Interactive Text2Pickup Network for Natural Language based Human-Robot Collaboration
This addresses the challenge of human-robot collaboration in handling vague instructions, though it appears incremental as it builds on existing methods for interaction and object estimation.
The paper tackles the problem of robots picking up objects based on ambiguous human language commands by proposing an Interactive Text2Pickup network that generates questions to resolve ambiguity, resulting in a 98.49% accuracy for unambiguous commands and a 1.94 times increase in accuracy for ambiguous commands after interaction.

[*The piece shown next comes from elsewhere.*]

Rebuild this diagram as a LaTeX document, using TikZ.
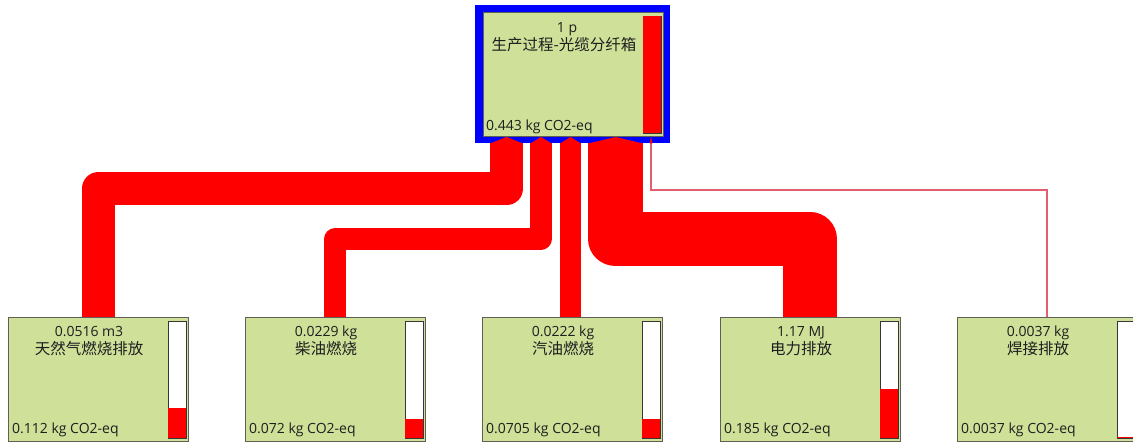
\documentclass[tikz,border=0pt]{standalone}
\usepackage{fontspec}
\setmainfont{Open Sans}
\newfontfamily\cjk{Noto Sans CJK SC}
\usetikzlibrary{calc}
\definecolor{boxgreen}{RGB}{207,224,153}
\definecolor{boxline}{RGB}{95,95,85}
\definecolor{barline}{RGB}{55,55,55}
\definecolor{linkred}{RGB}{255,0,0}
\definecolor{thinlink}{RGB}{225,95,110}
\definecolor{frameblue}{RGB}{0,0,255}
\definecolor{txt}{RGB}{30,30,30}
\newcommand\linktip[2]{\fill[linkred] ($(#1)+(-#2,0.5)$) -- ($(#1)+(0,-6)$) -- ($(#1)+(#2,0.5)$) -- cycle;}
\begin{document}
\begin{tikzpicture}[x=1pt,y=-1pt,
  procbox/.style={draw=boxline, line width=0.8pt, fill=boxgreen, minimum width=180pt, minimum height=124pt, inner sep=0pt, outer sep=0pt, anchor=north west},
  barbox/.style={draw=barline, line width=0.8pt, fill=white, minimum width=18pt, minimum height=117pt, inner sep=0pt, outer sep=0pt, anchor=north west},
  lbl/.style={inner sep=0pt, anchor=base, text=txt, font=\fontsize{14}{17}\selectfont},
  lblcjk/.style={lbl, font=\cjk\fontsize{15.5}{18}\selectfont},
  lblleft/.style={lbl, anchor=base west},
  band/.style={draw=linkred, line join=round, line cap=butt},
]
\useasboundingbox (0,0) rectangle (1133,443);
\clip (0,0) rectangle (1133,443);

% top process with blue frame
\node[draw=frameblue, line width=7.5pt, fill=boxgreen, minimum width=187.5pt, minimum height=131pt, inner sep=0pt, outer sep=0pt, anchor=north west] (top) at (479,8.5) {};
\draw[boxline, line width=0.8pt] (483,12.5) rectangle (663,136);
\node[lbl] (top-a) at (567,33) {1 p};
\node[lblcjk] (top-b) at (564,51) {生产过程-光缆分纤箱};
\node[lblleft] (top-c) at (486,131) {0.443 kg CO2-eq};
\node[barbox] (top-bar) at (643,16) {};
\fill[linkred] ($(top-bar.south west)+(0.4,-0.4)$) rectangle ($(top-bar.north east)+(-0.4,0.4)$);

% child processes
\foreach \nm/\xl/\la/\lb/\lc/\rh in {
  n1/8/{0.0516 m3}/{天然气燃烧排放}/{0.112 kg CO2-eq}/29.6,
  n2/245/{0.0229 kg}/{柴油燃烧}/{0.072 kg CO2-eq}/19.0,
  n3/482/{0.0222 kg}/{汽油燃烧}/{0.0705 kg CO2-eq}/18.6,
  n4/720/{1.17 MJ}/{电力排放}/{0.185 kg CO2-eq}/48.9,
  n5/957/{0.0037 kg}/{焊接排放}/{0.0037 kg CO2-eq}/1.2}
{
  \node[procbox] (\nm) at (\xl,317) {};
  \node[lbl] (\nm-a) at ($(\nm.north west)+(81,20)$) {\la};
  \node[lblcjk] (\nm-b) at ($(\nm.north west)+(81,38)$) {\lb};
  \node[lblleft] (\nm-c) at ($(\nm.south west)+(4,-7)$) {\lc};
  \node[barbox] (\nm-bar) at ($(\nm.north west)+(160,4)$) {};
  \fill[linkred] ($(\nm-bar.south west)+(0.4,-0.4)$) rectangle ($(\nm-bar.south east)+(-0.4,-\rh)$);
}

% attachment points and routing levels
\coordinate (t1) at (506.5,143);
\coordinate (t2) at (541,143);
\coordinate (t3) at (570.5,143);
\coordinate (t4) at (615.5,143);
\coordinate (t5) at (651,143);
\coordinate (h1) at (0,189);
\coordinate (h2) at (0,239);
\coordinate (h5) at (0,190);

% links
\draw[band, line width=33pt] (t1) -- (t1 |- h1) -| (n1.north);
\draw[band, line width=21.5pt] (t2) -- (t2 |- h2) -| (n2.north);
\draw[band, line width=21pt] (t3) -- (t3 |- n3.north);
\draw[band, line width=54.5pt] (t4) -- (t4 |- h2) -| (n4.north);
\draw[thinlink, line width=1.1pt] (t5) -- (t5 |- h5) -| (n5.north);

\linktip{t1}{16.5}
\linktip{t2}{10.75}
\linktip{t3}{10.5}
\linktip{t4}{27.25}
\linktip{t5}{1.5}
\end{tikzpicture}
\end{document}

In this paper, we propose the Interactive Text2Pickup (IT2P) network for human-robot collaboration which enables an effective interaction with a human user despite the ambiguity in user's commands. We focus on the task where a robot is expected to pick up an object instructed by a human, and to interact with the human when the given instruction is vague. The proposed network understands the command from the human user and estimates the position of the desired object first. To handle the inherent ambiguity in human language commands, a suitable question which can resolve the ambiguity is generated. The user's answer to the question is combined with the initial command and given back to the network, resulting in more accurate estimation. The experiment results show that given unambiguous commands, the proposed method can estimate the position of the requested object with an accuracy of 98.49% based on our test dataset. Given ambiguous language commands, we show that the accuracy of the pick up task increases by 1.94 times after incorporating the information obtained from the interaction.